Republicans love to symbolically love the troops
Of course, the irony is that some of those who profess their love of the troops the loudest, the Republicans, are the ones who tend to love the least. To wit:
Who sent our troops into Afghanistan and only six months later started drawing down their support, hampering the search for bin Laden, so he could focus instead on attacking Iraq, a war that wasn’t even necessary, we couldn’t afford, and ultimately was based on a lie? Republican President George Bush.
And who refused to even give our servicemembers the body armor they needed to defend themselves during those wars? Republican President George Bush. (Remember, we raised over $5,000 on this blog for one service member and his men in Iraq so that they could afford to buy their own body armor because Bush wouldn’t give it to them.)

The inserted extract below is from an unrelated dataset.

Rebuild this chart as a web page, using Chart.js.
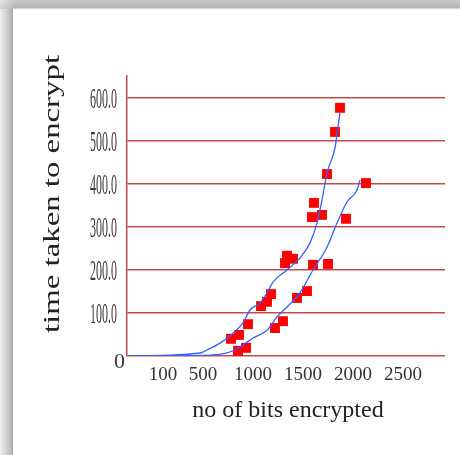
<!DOCTYPE html>
<html>
<head>
<meta charset="utf-8">
<script src="https://cdn.jsdelivr.net/npm/chart.js@4"></script>
<style>
  html, body { margin: 0; padding: 0; background: #fff; }
  #frame { position: relative; width: 460px; height: 455px; overflow: hidden; background: #fff; }
  #topband { position: absolute; left: 0; top: 0; width: 460px; height: 9px;
    background: linear-gradient(to bottom, #c9c9c9, #b3b3b3 85%, #e6e6e6); }
  #leftband { position: absolute; left: 0; top: 9px; width: 13px; height: 446px;
    background: linear-gradient(to right, #efefef, #c4c4c4 70%, #a9a9a9); }
  #corner { position: absolute; left: 0; top: 0; width: 13px; height: 9px;
    background: linear-gradient(135deg, #e8e8e8, #b8b8b8); }
  canvas { position: absolute; left: 0; top: 0; }
</style>
</head>
<body>
<div id="frame">
  <div id="topband"></div>
  <div id="leftband"></div>
  <div id="corner"></div>
  <canvas id="chart" width="460" height="455"></canvas>
</div>
<script>
// tick labels
var xTicks = [100, 500, 1000, 1500, 2000, 2500];
var yTicks = [0, 100, 200, 300, 400, 500, 600];
var yLabels = ["0", "100.0", "200.0", "300.0", "400.0", "500.0", "600.0"];

// red squares (measured samples)
var pointsX = [1870, 1820, 1740, 2130, 1610, 1590, 1690, 1930, 1340, 1400, 1320, 1600, 1750,
               1180, 1140, 1080, 1540, 1440, 1300, 1220, 950, 860, 780, 930, 850];
var pointsY = [577, 521, 423, 402, 356, 323, 328, 319, 233, 226, 216, 212, 214,
               144, 126, 116, 151, 135, 81, 65, 74, 49, 40, 19, 12];

// left blue curve
var curveAx = [-230, 470, 540, 670, 800, 900, 970, 1070, 1140, 1200, 1340, 1470, 1570, 1640, 1690, 1740, 1820, 1850, 1870];
var curveAy = [0, 7, 14, 30, 53, 77, 107, 123, 147, 172, 200, 228, 263, 309, 363, 426, 484, 533, 565];

// right blue curve
var curveBx = [-230, 570, 740, 870, 1000, 1140, 1240, 1340, 1470, 1600, 1740, 1840, 1940, 2040, 2070];
var curveBy = [0, 2, 7, 21, 42, 60, 91, 114, 147, 200, 253, 309, 358, 386, 409];

var xTitle = "no of bits encrypted";
var yTitle = "time taken to encrypt";

function toXY(xs, ys) {
    var out = [];
    for (let i in xs) {
        out.push({ x: xs[i], y: ys[i] });
    }
    return out;
}

var gridRed = "rgba(185, 45, 45, 0.85)";

// draws the squeezed y labels and both axis titles
var axisText = {
    id: "axisText",
    afterDraw: function(chart) {
        var ctx = chart.ctx;
        var yScale = chart.scales.y;
        var area = chart.chartArea;
        ctx.save();
        ctx.fillStyle = "#3a3a3a";
        ctx.textAlign = "right";
        ctx.textBaseline = "middle";
        for (let i in yTicks) {
            var py = yScale.getPixelForValue(yTicks[i]);
            if (yTicks[i] === 0) {
                ctx.font = '22px "Liberation Serif"';
                ctx.fillText(yLabels[i], area.left - 2, py + 6);
            } else {
                ctx.save();
                ctx.translate(area.left - 10, py + 2);
                ctx.scale(0.4, 1);
                ctx.font = '30px "Liberation Serif"';
                ctx.fillText(yLabels[i], 0, 0);
                ctx.restore();
            }
        }
        ctx.fillStyle = "#222";
        ctx.textAlign = "center";
        ctx.font = '24px "Liberation Serif"';
        ctx.fillText(xTitle, (area.left + area.right) / 2 + 2, 411);
        // y title is drawn wide in the original, stretch it to its length
        ctx.save();
        ctx.translate(53, 194);
        ctx.rotate(-Math.PI / 2);
        ctx.font = '23px "Liberation Serif"';
        var w = ctx.measureText(yTitle).width;
        ctx.scale(278 / w, 1);
        ctx.fillText(yTitle, 0, 0);
        ctx.restore();
        ctx.restore();
    }
};

var ctx = document.getElementById("chart").getContext("2d");
var myChart = new Chart(ctx, {
    type: "scatter",
    data: {
        datasets: [{
            label: "curve 1",
            data: toXY(curveAx, curveAy),
            showLine: true,
            borderColor: "rgb(55, 95, 255)",
            borderWidth: 1.3,
            pointRadius: 0,
            cubicInterpolationMode: "monotone",
            order: 0
        }, {
            label: "curve 2",
            data: toXY(curveBx, curveBy),
            showLine: true,
            borderColor: "rgb(55, 95, 255)",
            borderWidth: 1.3,
            pointRadius: 0,
            cubicInterpolationMode: "monotone",
            order: 0
        }, {
            label: "samples",
            data: toXY(pointsX, pointsY),
            pointStyle: "rect",
            pointRadius: 7,
            backgroundColor: "#ff0000",
            borderWidth: 0,
            order: 1
        }]
    },
    options: {
        responsive: false,
        animation: false,
        devicePixelRatio: 1,
        layout: { padding: { left: 20, top: 76, right: 15, bottom: 20 } },
        plugins: { legend: { display: false }, tooltip: { enabled: false } },
        scales: {
            x: {
                type: "linear",
                min: -260,
                max: 2920,
                afterBuildTicks: function(scale) {
                    scale.ticks = xTicks.map(function(v) { return { value: v }; });
                },
                afterFit: function(scale) { scale.height = 79; },
                grid: { display: false, drawTicks: false },
                border: { display: false },
                ticks: {
                    color: "#333",
                    padding: 8,
                    maxRotation: 0,
                    autoSkip: false,
                    font: { family: "Liberation Serif", size: 19 },
                    callback: function(v) { return String(v); }
                }
            },
            y: {
                type: "linear",
                min: 0,
                max: 651,
                afterBuildTicks: function(scale) {
                    scale.ticks = yTicks.map(function(v) { return { value: v }; });
                },
                afterFit: function(scale) { scale.width = 107; },
                grid: { color: gridRed, lineWidth: 1.6, drawTicks: false },
                border: { color: gridRed, width: 1.5 },
                ticks: { display: false }
            }
        }
    },
    plugins: [axisText]
});
</script>
</body>
</html>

And who lied his way, our way, into a massive war that cost thousands of American lives and trillions of dollars? Republican President George Bush.
And who proposed massive cuts to veterans’ benefits in the middle of the Iraq and Afghanistan wars? Republican President George Bush.
Oh, and all those Walter Reed scandals? Republican President George Bush.
I’m going to wager that most of the folks berating Jake Tapper probably didn’t raise one dime to help our troops in wartime, and they never wrote a book about the troops either. They probably weren’t that worried about George Bush lying his way into a war and putting our service members lives at risk unnecessarily. And they probably didn’t say squat about the abuses our vets faced at Walter Reed either.
So if we’re going to get into a game of who cares more about the troops, I’m putting my money on the Jake Tappers of the world. Because far too many of the folks who usually profess their love the loudest have been AWOL for far too long.